• **Exercise prompt**: Return exactly, and only, the lines from the one holding "Generate a Python" through the one holding "import plotly.graph_objects as go", both included; the pictures stay out.

(Entries with chart source code)
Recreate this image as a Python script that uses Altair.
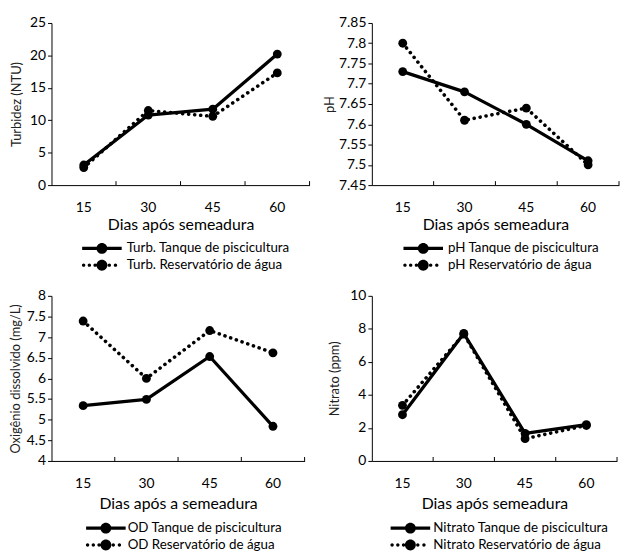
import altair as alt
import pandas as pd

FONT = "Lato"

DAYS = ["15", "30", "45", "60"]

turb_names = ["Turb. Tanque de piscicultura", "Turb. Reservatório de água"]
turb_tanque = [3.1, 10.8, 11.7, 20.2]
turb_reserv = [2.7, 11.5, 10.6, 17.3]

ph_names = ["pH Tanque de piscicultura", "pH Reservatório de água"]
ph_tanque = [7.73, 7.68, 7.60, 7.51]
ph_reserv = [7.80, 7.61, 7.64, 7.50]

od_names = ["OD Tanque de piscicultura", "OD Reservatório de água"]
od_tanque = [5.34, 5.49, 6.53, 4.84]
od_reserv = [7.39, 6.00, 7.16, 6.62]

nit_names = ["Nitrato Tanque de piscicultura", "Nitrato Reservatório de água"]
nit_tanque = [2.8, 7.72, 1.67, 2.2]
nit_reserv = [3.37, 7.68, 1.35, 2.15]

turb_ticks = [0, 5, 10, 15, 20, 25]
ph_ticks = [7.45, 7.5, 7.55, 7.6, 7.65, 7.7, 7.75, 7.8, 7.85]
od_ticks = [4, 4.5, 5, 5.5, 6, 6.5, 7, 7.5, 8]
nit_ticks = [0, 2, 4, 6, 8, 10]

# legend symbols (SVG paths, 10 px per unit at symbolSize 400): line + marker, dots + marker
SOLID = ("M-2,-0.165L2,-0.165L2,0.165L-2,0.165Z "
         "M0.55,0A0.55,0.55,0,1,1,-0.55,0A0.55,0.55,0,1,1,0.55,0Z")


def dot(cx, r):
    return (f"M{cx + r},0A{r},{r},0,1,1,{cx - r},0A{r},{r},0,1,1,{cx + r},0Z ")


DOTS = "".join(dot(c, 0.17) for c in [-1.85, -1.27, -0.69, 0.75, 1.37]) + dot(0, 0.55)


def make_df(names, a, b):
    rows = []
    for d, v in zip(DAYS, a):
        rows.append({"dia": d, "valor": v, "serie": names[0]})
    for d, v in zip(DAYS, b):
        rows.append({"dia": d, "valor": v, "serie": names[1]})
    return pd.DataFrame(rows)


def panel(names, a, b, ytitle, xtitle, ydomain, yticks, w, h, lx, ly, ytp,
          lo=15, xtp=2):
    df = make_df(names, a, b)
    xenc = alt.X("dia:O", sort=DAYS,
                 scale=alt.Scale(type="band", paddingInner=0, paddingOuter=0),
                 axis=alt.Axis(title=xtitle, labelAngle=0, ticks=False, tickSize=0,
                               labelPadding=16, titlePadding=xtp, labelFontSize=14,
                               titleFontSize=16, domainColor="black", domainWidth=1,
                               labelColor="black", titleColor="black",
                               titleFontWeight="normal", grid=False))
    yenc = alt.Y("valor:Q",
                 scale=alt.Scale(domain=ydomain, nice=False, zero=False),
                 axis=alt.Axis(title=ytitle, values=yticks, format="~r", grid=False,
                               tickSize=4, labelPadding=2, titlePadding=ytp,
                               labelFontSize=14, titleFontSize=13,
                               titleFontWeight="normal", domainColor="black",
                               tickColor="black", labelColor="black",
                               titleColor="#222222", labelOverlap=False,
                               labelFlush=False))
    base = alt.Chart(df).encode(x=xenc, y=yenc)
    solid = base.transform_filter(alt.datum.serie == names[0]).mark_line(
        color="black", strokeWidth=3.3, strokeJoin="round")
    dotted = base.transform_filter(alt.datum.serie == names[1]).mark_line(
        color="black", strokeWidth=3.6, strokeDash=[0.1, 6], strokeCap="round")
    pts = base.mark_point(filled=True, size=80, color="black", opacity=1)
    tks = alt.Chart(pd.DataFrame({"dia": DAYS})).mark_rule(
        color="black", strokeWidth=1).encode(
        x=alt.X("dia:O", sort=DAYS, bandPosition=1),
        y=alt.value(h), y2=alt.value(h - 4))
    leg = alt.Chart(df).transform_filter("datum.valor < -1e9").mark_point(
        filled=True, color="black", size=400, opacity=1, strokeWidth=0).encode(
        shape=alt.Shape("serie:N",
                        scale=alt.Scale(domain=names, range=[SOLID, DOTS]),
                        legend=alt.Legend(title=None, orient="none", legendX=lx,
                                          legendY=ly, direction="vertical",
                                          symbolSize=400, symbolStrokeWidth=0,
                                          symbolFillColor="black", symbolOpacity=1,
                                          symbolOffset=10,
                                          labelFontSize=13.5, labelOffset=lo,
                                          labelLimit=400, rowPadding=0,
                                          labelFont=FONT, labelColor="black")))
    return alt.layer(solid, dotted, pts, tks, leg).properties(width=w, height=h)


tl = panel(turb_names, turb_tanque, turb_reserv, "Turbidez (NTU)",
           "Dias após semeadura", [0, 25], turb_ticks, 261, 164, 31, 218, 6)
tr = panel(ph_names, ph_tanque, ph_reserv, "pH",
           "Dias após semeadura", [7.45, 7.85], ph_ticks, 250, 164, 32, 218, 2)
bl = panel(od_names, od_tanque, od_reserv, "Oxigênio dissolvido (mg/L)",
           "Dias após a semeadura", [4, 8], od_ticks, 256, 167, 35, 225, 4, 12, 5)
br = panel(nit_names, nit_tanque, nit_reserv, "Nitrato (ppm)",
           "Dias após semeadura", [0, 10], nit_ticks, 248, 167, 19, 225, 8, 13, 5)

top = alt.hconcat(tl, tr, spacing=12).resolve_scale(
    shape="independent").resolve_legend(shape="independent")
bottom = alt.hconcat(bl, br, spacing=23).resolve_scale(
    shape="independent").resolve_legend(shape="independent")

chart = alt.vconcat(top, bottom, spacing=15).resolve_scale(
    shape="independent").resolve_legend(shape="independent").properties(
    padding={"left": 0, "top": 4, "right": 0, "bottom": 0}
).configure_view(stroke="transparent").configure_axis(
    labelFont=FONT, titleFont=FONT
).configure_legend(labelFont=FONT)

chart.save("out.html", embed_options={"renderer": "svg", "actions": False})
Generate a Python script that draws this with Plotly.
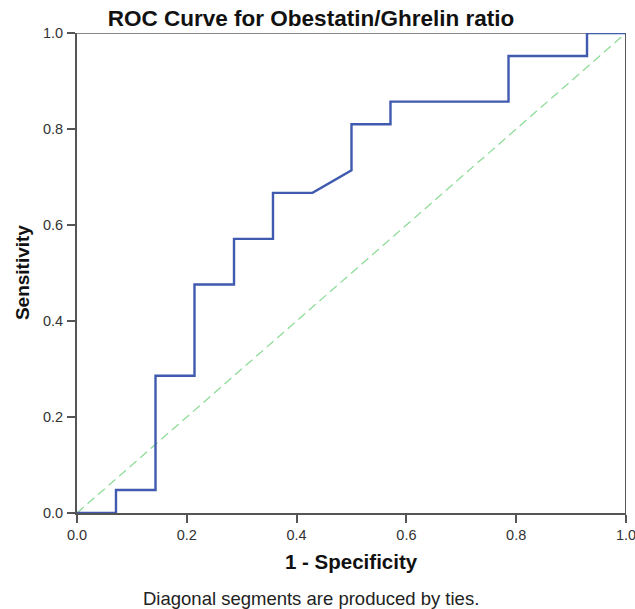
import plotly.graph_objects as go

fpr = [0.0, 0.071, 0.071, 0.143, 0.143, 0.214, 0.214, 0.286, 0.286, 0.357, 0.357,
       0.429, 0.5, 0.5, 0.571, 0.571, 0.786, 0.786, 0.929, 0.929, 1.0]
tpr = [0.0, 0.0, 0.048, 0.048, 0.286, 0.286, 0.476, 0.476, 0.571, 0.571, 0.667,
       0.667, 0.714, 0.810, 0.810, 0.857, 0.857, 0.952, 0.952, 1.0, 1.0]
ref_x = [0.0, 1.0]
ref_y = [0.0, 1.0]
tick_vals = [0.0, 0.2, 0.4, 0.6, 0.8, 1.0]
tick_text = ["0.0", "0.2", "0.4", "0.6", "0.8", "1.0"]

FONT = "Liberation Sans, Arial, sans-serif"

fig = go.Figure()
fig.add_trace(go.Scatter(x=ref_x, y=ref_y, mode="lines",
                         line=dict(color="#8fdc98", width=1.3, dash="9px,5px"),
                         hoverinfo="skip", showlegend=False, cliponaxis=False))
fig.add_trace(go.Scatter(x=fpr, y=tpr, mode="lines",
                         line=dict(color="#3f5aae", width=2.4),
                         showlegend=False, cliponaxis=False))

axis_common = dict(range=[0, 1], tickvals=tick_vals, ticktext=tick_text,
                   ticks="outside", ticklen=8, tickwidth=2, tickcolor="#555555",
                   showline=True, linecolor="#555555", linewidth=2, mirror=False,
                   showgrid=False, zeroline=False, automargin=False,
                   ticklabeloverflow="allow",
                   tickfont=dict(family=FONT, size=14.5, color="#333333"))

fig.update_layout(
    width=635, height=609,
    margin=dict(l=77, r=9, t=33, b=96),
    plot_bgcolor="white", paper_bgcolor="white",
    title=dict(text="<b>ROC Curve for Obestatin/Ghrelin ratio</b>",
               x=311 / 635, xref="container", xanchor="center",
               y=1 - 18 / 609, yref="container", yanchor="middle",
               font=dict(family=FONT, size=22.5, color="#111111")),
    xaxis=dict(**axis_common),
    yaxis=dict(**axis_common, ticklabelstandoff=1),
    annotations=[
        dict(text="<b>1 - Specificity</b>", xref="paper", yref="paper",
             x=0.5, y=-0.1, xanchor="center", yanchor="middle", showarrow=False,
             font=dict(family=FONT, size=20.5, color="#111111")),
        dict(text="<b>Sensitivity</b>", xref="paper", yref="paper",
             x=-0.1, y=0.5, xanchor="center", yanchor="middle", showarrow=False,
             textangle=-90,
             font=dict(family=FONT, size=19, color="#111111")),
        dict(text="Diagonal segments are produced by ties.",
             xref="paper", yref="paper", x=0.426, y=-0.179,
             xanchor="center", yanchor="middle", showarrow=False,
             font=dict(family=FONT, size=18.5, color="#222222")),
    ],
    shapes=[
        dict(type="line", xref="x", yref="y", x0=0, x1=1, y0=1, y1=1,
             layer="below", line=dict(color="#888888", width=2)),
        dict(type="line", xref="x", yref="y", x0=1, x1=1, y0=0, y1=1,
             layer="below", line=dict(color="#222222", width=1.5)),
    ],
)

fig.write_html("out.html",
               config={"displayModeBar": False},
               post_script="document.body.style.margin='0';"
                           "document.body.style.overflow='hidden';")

• **Full solution**:
Generate a Python script that draws this with Plotly.
import plotly.graph_objects as go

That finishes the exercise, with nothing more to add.